Krull sent the confidential source photos of the conspirators’ passports, as well as forwarding an email with documents from Portmann that had been sent to Amparan and other conspirators. In a January 31, 2017 recorded call, the source informed Krull that he is in Miami and both discussed the laundering further. Krull acknowledged receiving money from the “European Financial Institution 1” accounts before, when he described how the wires work.
Perhaps the most incriminating evidence in the hands of the HSI are records obtained from email search warrants that confirm the flow of the PVDSA funds to the defendants and other conspirators through “European Financial Institution 1”. One email included the attachment titled “Operation 600k” which contained the following worksheets:
1. Worksheet ‘Detailed Income from PDVSA’ shows ten transfers from PDVSA from December 29, 2014 through February 3, 2015 totaling €511.9 million.

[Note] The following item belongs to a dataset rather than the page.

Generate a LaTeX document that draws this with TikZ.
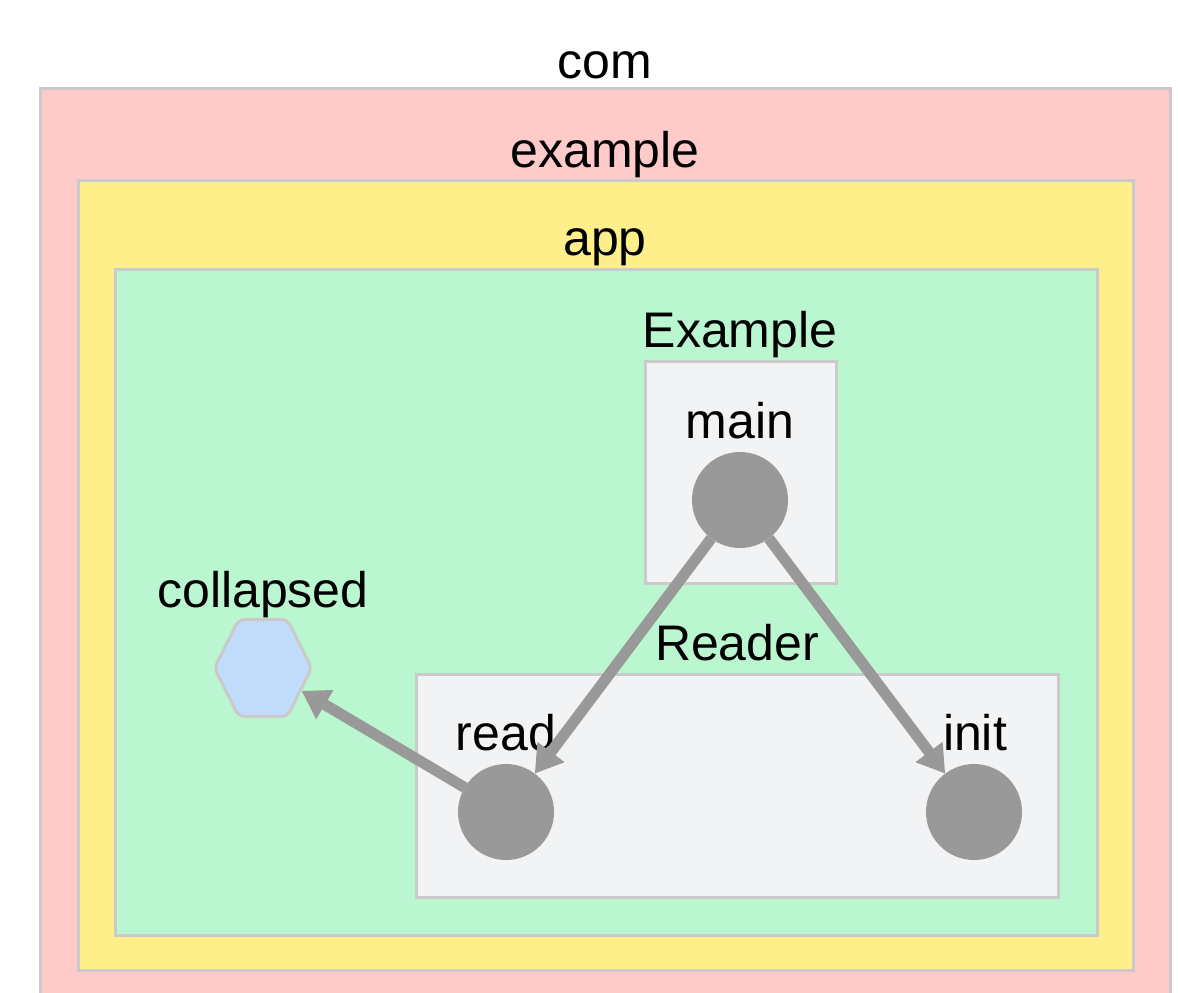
\documentclass[tikz,border=0pt]{standalone}
\usepackage{fontspec}
\setmainfont{Liberation Sans}
\usetikzlibrary{shapes.geometric,arrows.meta}
\definecolor{comfill}{HTML}{FFCACA}
\definecolor{examplefill}{HTML}{FEEF8B}
\definecolor{appfill}{HTML}{BAF6D0}
\definecolor{classfill}{HTML}{F2F3F5}
\definecolor{edgegray}{HTML}{CACACA}
\definecolor{funcgray}{HTML}{999999}
\definecolor{hexfill}{HTML}{C2DCFC}
\begin{document}
\begin{tikzpicture}[x=1pt,y=-1pt,
  box/.style={draw=edgegray, line width=3pt, anchor=north west, inner sep=0pt, outer sep=0pt},
  lbl/.style={font=\fontsize{50}{60}\selectfont, anchor=base, inner sep=0pt},
  func/.style={circle, fill=funcgray, minimum size=96pt, inner sep=0pt, outer sep=0pt},
  hexnode/.style={regular polygon, regular polygon sides=6, minimum size=112pt,
    xscale=0.866, transform shape, fill=hexfill, draw=edgegray, line width=3pt,
    rounded corners=6pt, inner sep=0pt},
  dep/.style={draw=funcgray, line width=11pt, -{Triangle[length=27pt,width=32pt]}}]
\useasboundingbox (0,0) rectangle (1178,993);
\fill[white] (0,0) rectangle (1178,993);

% nested package clusters
\node[box, fill=comfill, minimum width=1130pt, minimum height=932pt] (com) at (40,88) {};
\node[lbl] (comlbl) at (605,78) {com};
\node[box, fill=examplefill, minimum width=1055pt, minimum height=790pt] (example) at (78,180) {};
\node[lbl] (examplelbl) at (605,167) {example};
\node[box, fill=appfill, minimum width=982pt, minimum height=666pt] (app) at (115,269) {};
\node[lbl] (applbl) at (605,255) {app};

% class clusters
\node[box, fill=classfill, minimum width=191pt, minimum height=222pt] (Example) at (645,361) {};
\node[lbl] (Examplelbl) at (740,347) {Example};
\node[box, fill=classfill, minimum width=642pt, minimum height=223pt] (Reader) at (416,674) {};
\node[lbl] (Readerlbl) at (737,660) {Reader};

% functions
\node[func] (main) at (740,500) {};
\node[lbl] (mainlbl) at (740,438) {main};
\node[func] (read) at (506,812) {};
\node[lbl] (readlbl) at (506,750) {read};
\node[func] (init) at (974,812) {};
\node[lbl] (initlbl) at (975,750) {init};

% collapsed package
\node[hexnode] (collapsed) at (263,668) {};
\node[lbl] (collapsedlbl) at (263,607) {collapsed};

% calls
\draw[dep] (main) -- (read);
\draw[dep] (main) -- (init);
\draw[dep] (read) -- (collapsed);
\end{tikzpicture}
\end{document}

2. Worksheet ‘Summary of the 600 Operation shows that of the €511m, €20.4 million was assigned to ‘European Financial Institution 1’ – allegedly Portmann – as a 4% fee; €227 million went to two co-conspirators; €159 million to the Maduro stepsons; and €36.9 million as the cost to convert the 7.2 million Bolivars into €511 million.
3. Another worksheet showing how the money moved: One conspirator moved €78.8 million through shell companies Volber, Vontobel and Vencon Holding; another sent dozens of US dollar wires through banks in Malta and Austria, including to aviation and yacht services and brokerage companies in Miami, Florida.